2. A detailed survey on the role and biographical profile of two particularly important protagonists of the rites of women and effeminate men: a man and a woman who are widely recognized as highly experienced musicians and officiants of spirits worshiping. The two protagonists have chosen to participate actively in the research and in the project documentary production. Not only the two protagonists shared their personal stories and opened their homes to allow us to assist to their rituals, but they have also joined us in the research. In this way, together with them, we have established various contacts with other people and locations for interviews and visits. We have also visited with them the main pilgrimage destinations in Morocco reached by the women and effeminates possessed by spirits.
Scholars from the Universities of Morocco have also participated in field research laboratories in Italy, directly conducting investigation groups inside Italian communities of Maghreb migrants and working alongside researchers and students from Italian Universities on local themes. The main subjects explored were the culture and rites of the Campania’s femminielli, through field research and the participation to the Candelora pilgrimage to the sanctuary of the Madonna di Montevergine; the rites and music of northern Italy, meeting the violin tradition and the carnival rites of the Val Caffaro (in Bagolino and Ponte Caffaro); and the musical tradition of the Bologna’s Appennines. In all those contexts, the focus was on the practices of borders crossing and ritual disguising.
The field research laboratories, the seminars and the workshops focused on the daily lives, social practices and lived experiences of gender-variant people as they construct cross-gender identities inside the domain of musical rites. In particular, the project focuses on the musical aspect of the rites and on the social roles that effeminate and cross-dressing male officiants and musicians play in them, relating these aspects to the broader cultural and historical context in which they are embedded. Moreover, the project explored the role played by women who stage behaviors socially marked as masculine, as their role, although less explicit or self-evident, is nonetheless of crucial importance in the considered social contexts.

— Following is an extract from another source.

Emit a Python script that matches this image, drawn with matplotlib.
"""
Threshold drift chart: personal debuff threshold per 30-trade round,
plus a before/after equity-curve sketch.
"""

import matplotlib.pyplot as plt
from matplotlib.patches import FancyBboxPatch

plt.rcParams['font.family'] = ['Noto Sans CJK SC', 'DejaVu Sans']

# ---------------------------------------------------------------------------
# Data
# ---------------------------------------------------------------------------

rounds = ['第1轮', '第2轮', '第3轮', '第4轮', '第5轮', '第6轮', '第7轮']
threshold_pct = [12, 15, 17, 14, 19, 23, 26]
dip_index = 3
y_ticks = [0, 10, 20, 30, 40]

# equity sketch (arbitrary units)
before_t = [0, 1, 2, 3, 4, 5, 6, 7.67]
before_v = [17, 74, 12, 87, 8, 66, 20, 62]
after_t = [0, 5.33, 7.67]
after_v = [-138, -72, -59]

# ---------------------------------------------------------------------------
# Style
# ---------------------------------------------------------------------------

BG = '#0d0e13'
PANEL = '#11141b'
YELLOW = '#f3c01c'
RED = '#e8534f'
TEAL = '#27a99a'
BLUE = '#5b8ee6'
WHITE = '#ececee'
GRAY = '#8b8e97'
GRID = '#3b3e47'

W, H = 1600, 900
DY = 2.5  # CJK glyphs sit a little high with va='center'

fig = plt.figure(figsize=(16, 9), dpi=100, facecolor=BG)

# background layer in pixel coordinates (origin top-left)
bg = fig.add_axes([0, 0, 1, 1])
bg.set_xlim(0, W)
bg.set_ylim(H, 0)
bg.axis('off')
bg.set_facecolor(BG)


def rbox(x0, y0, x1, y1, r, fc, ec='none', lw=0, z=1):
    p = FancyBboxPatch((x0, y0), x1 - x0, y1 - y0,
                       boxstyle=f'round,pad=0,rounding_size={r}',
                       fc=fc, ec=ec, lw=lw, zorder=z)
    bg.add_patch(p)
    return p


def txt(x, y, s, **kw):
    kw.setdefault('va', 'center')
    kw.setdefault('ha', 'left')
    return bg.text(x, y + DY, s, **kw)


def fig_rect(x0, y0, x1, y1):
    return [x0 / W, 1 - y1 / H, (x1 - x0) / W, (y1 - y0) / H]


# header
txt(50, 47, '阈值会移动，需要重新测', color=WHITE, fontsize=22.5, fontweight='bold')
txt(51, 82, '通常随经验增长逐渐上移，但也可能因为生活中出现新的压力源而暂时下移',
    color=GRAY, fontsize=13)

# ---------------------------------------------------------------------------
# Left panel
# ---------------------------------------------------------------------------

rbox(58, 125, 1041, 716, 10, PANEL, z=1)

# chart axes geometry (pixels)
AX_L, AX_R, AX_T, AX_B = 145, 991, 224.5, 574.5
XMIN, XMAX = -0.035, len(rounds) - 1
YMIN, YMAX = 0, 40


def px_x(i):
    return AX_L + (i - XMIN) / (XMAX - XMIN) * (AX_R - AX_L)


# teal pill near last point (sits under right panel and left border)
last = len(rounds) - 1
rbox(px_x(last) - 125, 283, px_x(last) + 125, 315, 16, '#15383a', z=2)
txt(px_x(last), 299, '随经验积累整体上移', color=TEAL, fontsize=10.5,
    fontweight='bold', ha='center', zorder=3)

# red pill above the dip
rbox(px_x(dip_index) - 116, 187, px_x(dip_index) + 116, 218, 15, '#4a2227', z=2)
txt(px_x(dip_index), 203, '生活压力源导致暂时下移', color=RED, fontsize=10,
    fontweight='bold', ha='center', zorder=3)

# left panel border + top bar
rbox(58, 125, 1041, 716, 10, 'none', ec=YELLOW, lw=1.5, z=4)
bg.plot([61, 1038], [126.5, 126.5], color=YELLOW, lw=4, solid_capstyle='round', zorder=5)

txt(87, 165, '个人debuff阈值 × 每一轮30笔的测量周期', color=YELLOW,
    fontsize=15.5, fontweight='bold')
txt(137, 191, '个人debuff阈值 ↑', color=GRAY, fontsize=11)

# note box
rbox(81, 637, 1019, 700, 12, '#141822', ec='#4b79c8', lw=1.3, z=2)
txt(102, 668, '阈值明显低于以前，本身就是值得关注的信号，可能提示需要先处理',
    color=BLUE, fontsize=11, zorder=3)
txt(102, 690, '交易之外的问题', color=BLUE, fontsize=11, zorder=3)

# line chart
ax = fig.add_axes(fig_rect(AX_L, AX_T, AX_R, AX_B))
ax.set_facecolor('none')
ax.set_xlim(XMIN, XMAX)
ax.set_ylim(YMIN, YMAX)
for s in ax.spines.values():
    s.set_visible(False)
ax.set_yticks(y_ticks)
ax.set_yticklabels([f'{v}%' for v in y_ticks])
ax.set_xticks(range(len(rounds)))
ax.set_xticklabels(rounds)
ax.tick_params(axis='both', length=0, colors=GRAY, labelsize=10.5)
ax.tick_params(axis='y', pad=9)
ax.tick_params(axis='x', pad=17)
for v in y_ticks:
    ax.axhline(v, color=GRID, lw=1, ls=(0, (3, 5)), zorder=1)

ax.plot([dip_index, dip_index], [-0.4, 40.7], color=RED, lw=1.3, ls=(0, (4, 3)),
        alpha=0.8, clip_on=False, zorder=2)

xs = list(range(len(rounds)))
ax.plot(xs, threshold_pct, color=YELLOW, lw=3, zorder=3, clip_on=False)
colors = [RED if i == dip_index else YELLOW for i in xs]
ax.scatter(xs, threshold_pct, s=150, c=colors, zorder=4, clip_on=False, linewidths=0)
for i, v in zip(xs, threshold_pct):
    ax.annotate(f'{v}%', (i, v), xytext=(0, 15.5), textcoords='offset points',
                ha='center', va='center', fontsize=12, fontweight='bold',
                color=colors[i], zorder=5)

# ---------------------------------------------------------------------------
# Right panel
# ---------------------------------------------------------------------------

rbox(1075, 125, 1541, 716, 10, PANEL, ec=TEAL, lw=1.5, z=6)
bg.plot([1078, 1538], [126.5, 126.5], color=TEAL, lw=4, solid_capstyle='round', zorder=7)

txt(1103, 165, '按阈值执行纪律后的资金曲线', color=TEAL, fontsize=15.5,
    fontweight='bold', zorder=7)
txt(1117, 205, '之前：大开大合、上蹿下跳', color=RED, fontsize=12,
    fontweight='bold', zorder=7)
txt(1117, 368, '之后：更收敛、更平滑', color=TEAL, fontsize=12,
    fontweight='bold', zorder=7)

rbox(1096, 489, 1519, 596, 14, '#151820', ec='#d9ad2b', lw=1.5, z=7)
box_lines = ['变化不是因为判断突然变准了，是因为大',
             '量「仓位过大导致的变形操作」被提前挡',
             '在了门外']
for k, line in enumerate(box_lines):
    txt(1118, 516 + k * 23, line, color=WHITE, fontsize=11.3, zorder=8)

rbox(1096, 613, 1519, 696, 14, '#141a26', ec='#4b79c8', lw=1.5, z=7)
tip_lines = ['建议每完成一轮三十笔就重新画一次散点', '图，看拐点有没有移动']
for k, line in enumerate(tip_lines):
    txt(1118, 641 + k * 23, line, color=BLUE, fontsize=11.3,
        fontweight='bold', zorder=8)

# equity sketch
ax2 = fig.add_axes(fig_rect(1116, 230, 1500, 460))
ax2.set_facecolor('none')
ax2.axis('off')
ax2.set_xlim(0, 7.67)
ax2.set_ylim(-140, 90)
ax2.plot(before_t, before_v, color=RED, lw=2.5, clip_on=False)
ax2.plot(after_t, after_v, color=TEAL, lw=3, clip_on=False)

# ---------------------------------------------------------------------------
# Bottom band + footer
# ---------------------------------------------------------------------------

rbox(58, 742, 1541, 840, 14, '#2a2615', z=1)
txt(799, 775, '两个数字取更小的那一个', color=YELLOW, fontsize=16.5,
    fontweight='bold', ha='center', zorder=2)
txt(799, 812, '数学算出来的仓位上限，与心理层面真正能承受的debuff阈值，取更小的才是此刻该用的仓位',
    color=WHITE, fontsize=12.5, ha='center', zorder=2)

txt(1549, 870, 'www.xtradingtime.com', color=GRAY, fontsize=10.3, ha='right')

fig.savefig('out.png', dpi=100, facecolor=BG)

In analyzing the construction of cross-gender identities at the crossroad of musical rites and social boundaries, our activity individuated a theoretical perspective that brings forth an extraordinary comparative potential. This perspective is grounded on an interdisciplinary approach bridging anthropology, gender studies, psychology, history, history of religions, musicology and ethnomusicology.
The large participation of scholars, young researchers and students to seminars and workshops, in Morocco as well as in Europe, attests the fulfilling of the objectives. The new relationships between European and Moroccan scholars opens, through collective discourse, a new way to criticize methodologies used in the past (especially by French and American ethnologists and psychologists). Through this work, we hope to construct new ways and methodologies for interdisciplinary and intercultural researches.